[Set exercise]:
Using the records that follow, reproduce exactly the lines starting at the line containing "Emit a web page" and ending at the line containing "const months = [0, 1.5, 3, 6, 12, 24];". Include both end lines and no pictures.

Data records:

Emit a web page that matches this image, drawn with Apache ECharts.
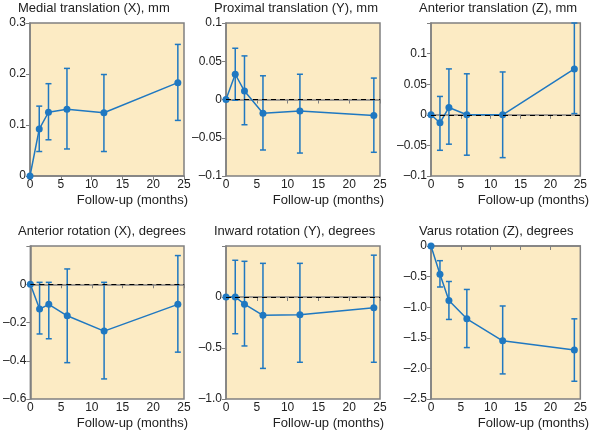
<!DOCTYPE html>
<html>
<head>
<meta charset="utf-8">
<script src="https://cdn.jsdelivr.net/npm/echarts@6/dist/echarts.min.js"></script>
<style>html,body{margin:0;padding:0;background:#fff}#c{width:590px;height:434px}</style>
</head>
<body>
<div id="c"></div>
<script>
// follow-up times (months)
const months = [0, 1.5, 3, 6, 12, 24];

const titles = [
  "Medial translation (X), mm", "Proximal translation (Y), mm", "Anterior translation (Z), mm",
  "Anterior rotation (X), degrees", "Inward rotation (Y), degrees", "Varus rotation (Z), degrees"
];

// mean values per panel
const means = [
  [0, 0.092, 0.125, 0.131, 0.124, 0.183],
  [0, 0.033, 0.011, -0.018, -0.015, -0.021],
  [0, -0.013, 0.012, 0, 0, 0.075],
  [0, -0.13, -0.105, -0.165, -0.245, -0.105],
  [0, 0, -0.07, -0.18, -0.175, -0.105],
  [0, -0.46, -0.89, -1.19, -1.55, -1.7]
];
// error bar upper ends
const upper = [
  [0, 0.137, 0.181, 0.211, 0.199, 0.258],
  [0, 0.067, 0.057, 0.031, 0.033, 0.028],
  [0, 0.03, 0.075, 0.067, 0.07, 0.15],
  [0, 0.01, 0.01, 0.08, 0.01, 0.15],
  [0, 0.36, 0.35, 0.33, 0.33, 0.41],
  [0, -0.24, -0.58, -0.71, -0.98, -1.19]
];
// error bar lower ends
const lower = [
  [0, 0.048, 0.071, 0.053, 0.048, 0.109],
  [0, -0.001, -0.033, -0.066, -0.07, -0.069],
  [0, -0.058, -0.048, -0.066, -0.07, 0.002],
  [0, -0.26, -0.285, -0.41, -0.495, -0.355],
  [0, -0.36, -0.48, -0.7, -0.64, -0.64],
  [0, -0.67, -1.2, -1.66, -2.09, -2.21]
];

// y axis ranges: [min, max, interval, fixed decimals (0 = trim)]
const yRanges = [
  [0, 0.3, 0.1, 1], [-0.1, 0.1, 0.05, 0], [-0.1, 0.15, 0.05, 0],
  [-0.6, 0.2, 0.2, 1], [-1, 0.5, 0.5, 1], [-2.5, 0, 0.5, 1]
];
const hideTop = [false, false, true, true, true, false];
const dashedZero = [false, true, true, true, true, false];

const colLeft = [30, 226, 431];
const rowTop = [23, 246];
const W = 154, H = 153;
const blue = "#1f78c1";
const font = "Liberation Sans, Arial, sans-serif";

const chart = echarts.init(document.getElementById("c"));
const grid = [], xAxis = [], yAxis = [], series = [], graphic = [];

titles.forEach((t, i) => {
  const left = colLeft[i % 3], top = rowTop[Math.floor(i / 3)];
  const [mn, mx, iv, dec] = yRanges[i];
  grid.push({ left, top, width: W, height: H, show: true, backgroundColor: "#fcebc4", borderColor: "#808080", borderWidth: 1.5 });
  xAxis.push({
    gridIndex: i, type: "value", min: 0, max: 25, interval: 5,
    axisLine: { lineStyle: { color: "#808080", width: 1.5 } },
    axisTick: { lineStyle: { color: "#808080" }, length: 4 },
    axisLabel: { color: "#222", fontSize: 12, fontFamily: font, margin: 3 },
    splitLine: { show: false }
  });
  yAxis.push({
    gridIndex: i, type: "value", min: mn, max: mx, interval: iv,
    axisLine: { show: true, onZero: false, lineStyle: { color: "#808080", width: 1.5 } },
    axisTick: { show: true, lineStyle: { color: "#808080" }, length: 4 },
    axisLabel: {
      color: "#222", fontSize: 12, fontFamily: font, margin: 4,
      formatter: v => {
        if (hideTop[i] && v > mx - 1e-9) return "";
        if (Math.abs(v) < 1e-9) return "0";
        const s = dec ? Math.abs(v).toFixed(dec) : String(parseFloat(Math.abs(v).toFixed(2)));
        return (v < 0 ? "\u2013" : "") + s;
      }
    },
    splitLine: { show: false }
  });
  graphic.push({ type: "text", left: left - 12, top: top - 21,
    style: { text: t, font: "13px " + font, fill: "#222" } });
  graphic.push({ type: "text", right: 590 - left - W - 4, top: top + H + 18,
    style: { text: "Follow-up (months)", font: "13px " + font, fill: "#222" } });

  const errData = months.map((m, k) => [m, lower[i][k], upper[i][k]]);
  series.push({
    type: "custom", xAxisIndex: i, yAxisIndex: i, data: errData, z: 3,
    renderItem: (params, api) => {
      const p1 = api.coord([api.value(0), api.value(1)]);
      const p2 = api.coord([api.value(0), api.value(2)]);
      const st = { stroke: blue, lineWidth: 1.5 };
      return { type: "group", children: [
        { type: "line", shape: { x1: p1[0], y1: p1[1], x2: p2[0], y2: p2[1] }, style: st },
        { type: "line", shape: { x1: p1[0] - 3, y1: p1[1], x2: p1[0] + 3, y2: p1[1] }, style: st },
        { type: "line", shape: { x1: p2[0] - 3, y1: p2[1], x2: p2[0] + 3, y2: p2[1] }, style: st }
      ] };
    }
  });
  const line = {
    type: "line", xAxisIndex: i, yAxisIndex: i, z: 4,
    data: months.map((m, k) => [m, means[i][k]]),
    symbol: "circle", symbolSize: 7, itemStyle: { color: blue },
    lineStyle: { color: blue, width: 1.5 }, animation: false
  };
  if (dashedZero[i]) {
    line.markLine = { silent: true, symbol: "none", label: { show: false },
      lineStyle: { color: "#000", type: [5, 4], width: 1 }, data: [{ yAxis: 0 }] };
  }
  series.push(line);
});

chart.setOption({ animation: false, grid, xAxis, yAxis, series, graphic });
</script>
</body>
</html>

---

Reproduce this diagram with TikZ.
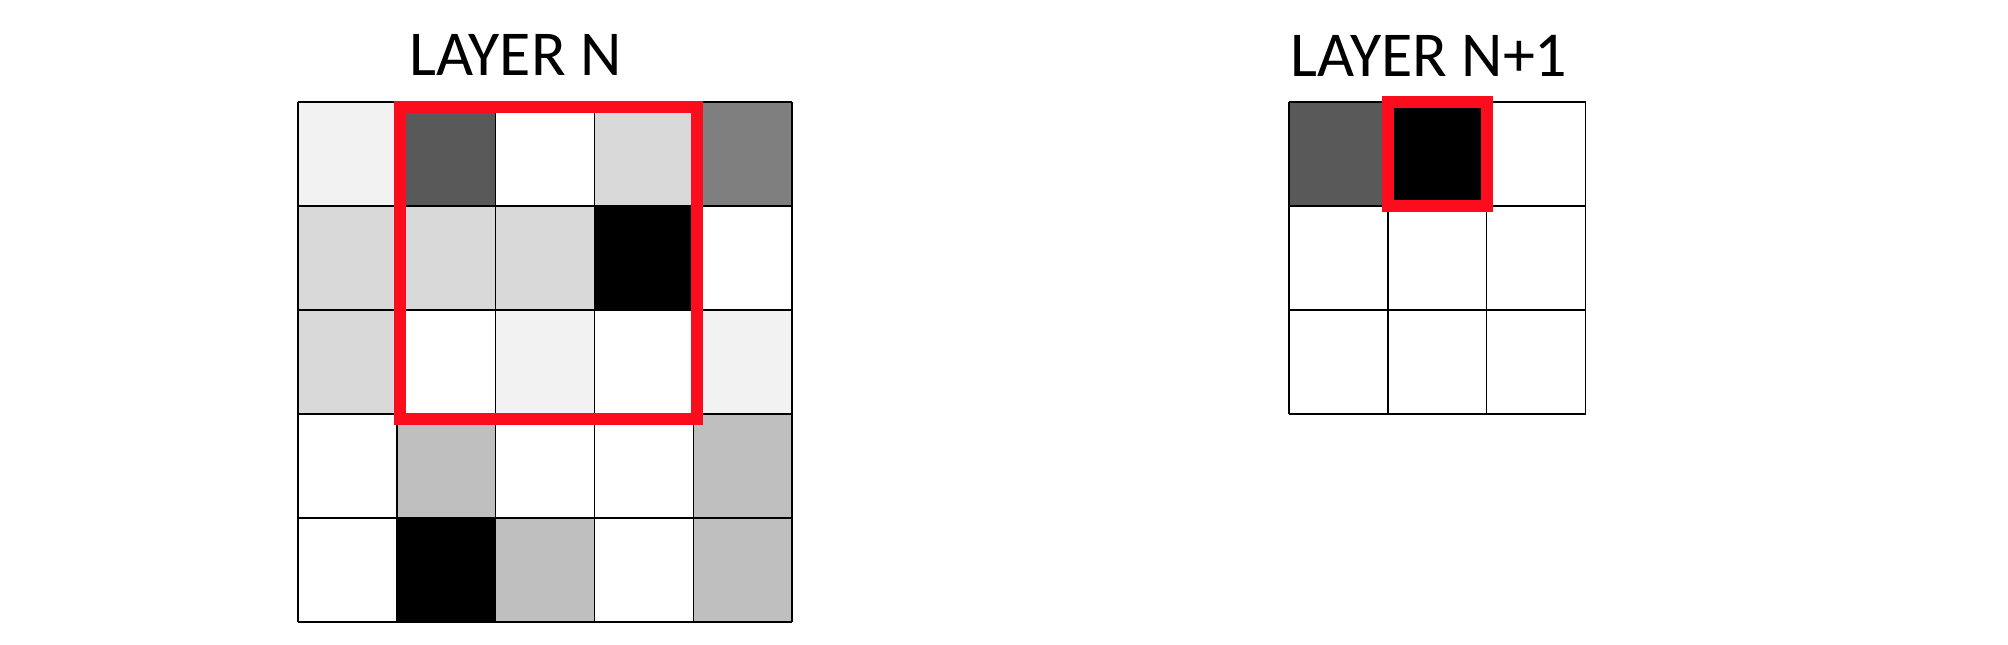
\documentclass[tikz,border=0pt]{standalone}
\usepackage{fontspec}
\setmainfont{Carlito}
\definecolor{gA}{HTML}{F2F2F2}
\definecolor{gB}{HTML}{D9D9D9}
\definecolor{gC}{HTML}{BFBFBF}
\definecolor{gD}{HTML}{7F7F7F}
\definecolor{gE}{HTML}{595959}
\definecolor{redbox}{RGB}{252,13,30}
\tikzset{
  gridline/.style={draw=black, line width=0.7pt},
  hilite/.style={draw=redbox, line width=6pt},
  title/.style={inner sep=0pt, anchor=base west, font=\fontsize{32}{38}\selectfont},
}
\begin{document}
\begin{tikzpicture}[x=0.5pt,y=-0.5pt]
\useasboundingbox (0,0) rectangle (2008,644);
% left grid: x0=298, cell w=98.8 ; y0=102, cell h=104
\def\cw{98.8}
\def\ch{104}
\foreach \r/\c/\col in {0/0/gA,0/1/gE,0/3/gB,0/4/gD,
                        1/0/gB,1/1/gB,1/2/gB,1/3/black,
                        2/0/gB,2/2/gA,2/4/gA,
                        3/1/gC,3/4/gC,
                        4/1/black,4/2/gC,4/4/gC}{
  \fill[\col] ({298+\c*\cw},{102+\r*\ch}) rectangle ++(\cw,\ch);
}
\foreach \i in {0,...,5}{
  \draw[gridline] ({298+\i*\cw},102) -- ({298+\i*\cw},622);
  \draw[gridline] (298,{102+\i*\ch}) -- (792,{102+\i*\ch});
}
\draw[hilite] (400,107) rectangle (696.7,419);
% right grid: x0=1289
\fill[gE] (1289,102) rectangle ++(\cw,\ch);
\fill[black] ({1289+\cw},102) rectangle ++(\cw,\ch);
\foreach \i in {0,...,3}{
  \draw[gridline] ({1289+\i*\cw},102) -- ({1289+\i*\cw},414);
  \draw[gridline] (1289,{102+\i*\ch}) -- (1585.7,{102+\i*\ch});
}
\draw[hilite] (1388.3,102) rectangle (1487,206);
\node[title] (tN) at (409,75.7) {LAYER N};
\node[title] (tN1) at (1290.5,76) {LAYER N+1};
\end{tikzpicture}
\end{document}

[Full answer]:
Emit a web page that matches this image, drawn with Apache ECharts.
<!DOCTYPE html>
<html>
<head>
<meta charset="utf-8">
<script src="https://cdn.jsdelivr.net/npm/echarts@6/dist/echarts.min.js"></script>
<style>html,body{margin:0;padding:0;background:#fff}#c{width:590px;height:434px}</style>
</head>
<body>
<div id="c"></div>
<script>
// follow-up times (months)
const months = [0, 1.5, 3, 6, 12, 24];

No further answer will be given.